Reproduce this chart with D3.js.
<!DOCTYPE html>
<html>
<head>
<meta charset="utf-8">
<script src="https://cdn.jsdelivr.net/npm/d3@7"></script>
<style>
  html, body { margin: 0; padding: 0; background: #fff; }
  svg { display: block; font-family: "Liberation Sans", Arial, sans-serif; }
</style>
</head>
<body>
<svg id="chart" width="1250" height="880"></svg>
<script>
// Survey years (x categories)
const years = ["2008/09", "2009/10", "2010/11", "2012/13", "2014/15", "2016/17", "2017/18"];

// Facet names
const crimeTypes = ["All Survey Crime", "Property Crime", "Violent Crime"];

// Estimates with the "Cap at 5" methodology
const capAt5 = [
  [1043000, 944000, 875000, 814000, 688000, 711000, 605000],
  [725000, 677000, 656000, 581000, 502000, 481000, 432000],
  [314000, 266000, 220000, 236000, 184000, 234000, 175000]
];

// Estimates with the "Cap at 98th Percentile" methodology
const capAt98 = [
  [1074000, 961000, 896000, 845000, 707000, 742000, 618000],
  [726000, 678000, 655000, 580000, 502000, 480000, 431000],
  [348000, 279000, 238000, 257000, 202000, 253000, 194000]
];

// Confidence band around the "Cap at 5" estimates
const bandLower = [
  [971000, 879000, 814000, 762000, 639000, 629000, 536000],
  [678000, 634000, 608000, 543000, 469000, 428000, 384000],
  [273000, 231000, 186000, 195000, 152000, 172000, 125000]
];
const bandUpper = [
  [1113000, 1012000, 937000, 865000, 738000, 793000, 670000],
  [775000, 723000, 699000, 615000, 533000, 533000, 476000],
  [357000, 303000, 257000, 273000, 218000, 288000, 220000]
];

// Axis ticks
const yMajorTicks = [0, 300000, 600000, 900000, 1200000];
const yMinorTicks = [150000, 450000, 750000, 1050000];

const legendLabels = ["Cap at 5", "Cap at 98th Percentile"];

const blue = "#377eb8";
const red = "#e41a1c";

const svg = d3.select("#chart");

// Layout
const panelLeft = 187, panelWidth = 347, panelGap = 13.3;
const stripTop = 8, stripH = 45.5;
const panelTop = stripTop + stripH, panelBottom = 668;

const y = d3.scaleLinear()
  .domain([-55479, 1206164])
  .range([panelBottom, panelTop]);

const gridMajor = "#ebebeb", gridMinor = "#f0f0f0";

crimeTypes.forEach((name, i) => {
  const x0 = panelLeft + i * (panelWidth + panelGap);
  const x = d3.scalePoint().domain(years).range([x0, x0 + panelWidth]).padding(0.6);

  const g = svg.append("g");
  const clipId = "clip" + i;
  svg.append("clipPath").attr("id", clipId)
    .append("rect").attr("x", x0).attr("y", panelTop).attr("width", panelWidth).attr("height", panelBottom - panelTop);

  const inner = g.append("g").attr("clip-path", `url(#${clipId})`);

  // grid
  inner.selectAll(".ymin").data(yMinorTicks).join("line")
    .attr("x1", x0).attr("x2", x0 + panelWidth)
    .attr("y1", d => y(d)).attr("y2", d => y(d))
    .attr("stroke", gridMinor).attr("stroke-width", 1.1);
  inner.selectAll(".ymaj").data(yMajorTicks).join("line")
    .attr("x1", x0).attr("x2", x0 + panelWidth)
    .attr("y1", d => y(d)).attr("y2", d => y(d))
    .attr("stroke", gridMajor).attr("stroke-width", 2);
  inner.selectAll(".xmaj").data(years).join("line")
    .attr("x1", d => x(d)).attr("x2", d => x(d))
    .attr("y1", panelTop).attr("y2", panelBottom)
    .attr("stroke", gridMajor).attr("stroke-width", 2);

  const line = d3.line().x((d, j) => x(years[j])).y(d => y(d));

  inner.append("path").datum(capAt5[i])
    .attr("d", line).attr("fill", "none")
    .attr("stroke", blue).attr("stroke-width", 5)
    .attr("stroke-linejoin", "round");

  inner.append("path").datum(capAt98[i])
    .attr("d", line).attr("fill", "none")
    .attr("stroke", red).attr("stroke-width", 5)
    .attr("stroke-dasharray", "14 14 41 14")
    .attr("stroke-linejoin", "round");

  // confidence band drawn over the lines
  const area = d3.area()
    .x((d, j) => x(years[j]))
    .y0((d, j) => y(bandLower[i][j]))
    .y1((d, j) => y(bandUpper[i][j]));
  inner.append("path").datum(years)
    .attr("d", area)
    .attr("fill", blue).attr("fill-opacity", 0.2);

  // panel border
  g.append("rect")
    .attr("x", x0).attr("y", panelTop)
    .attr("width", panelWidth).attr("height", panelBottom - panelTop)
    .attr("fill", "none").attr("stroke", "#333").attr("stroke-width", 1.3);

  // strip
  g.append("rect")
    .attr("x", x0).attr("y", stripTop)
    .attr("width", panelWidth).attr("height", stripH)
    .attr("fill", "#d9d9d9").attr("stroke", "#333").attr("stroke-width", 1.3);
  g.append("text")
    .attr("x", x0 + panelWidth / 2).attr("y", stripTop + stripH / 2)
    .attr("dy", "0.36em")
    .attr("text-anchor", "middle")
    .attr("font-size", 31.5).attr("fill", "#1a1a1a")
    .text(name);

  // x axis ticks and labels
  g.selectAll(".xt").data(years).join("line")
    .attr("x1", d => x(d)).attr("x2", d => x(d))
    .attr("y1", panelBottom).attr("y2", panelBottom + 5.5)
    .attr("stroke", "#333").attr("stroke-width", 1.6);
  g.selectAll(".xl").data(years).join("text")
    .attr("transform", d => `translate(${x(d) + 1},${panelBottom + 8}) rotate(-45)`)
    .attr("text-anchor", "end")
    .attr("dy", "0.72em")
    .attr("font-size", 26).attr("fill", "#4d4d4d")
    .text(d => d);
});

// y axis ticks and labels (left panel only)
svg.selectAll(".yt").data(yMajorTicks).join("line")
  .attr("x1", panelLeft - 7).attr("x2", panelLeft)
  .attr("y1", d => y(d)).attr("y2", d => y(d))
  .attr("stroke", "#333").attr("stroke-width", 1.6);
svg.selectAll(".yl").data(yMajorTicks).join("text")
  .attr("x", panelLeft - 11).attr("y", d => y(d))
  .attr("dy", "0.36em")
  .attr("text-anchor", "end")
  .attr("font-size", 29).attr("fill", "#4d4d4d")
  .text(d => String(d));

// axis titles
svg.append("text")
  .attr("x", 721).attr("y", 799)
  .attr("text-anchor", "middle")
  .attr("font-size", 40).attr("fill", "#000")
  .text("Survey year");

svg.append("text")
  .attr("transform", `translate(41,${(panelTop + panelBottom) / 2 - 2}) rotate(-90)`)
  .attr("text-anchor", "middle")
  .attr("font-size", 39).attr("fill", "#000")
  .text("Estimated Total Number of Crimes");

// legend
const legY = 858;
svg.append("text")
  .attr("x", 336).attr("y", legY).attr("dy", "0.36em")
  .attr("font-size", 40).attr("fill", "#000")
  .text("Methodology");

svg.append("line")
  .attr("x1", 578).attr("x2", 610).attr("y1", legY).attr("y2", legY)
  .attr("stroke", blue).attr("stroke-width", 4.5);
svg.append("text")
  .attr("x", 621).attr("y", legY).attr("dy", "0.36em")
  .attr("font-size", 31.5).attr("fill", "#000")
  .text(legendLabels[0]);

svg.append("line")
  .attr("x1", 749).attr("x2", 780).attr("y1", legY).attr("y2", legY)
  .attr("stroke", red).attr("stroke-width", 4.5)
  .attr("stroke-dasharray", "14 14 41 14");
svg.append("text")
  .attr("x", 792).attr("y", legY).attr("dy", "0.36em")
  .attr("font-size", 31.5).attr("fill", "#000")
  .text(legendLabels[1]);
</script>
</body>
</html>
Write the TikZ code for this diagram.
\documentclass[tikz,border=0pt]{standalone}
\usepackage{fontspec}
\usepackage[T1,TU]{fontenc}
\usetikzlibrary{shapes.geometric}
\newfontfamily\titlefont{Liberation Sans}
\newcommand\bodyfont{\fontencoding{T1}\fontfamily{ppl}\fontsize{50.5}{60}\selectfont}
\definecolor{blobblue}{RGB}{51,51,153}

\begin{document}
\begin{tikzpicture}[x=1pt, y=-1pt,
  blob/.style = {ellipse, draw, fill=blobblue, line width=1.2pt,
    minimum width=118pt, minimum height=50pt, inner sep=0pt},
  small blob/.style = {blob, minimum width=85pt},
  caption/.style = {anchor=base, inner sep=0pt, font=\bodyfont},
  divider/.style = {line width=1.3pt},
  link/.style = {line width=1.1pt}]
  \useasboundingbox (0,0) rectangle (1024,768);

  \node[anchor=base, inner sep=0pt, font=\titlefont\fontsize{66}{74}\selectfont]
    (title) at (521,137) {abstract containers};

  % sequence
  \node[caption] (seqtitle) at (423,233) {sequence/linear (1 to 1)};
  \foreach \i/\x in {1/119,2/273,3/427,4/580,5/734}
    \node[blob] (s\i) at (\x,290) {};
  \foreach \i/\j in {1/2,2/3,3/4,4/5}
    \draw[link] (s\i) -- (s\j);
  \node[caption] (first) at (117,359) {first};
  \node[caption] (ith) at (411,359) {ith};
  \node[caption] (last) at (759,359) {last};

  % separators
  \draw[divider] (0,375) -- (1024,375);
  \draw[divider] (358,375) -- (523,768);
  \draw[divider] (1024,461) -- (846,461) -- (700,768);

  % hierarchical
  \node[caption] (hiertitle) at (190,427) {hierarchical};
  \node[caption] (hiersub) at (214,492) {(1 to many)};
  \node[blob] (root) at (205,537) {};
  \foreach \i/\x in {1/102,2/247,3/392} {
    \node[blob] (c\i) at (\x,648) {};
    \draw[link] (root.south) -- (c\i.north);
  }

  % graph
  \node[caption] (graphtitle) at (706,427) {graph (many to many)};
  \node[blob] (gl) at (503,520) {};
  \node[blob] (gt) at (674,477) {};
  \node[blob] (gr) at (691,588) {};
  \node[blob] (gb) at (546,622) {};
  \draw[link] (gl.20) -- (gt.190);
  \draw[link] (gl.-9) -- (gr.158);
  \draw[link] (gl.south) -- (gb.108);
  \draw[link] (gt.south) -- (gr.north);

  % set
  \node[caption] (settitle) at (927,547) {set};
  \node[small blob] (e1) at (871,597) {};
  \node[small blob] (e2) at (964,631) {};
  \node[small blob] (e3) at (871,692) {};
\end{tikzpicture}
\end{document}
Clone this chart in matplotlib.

= = = = =

THE TASK:
Show each line of the listing that holds the string "with".

WRITTEN ANSWER:
Reproduce this chart with D3.js.
// Estimates with the "Cap at 5" methodology
// Estimates with the "Cap at 98th Percentile" methodology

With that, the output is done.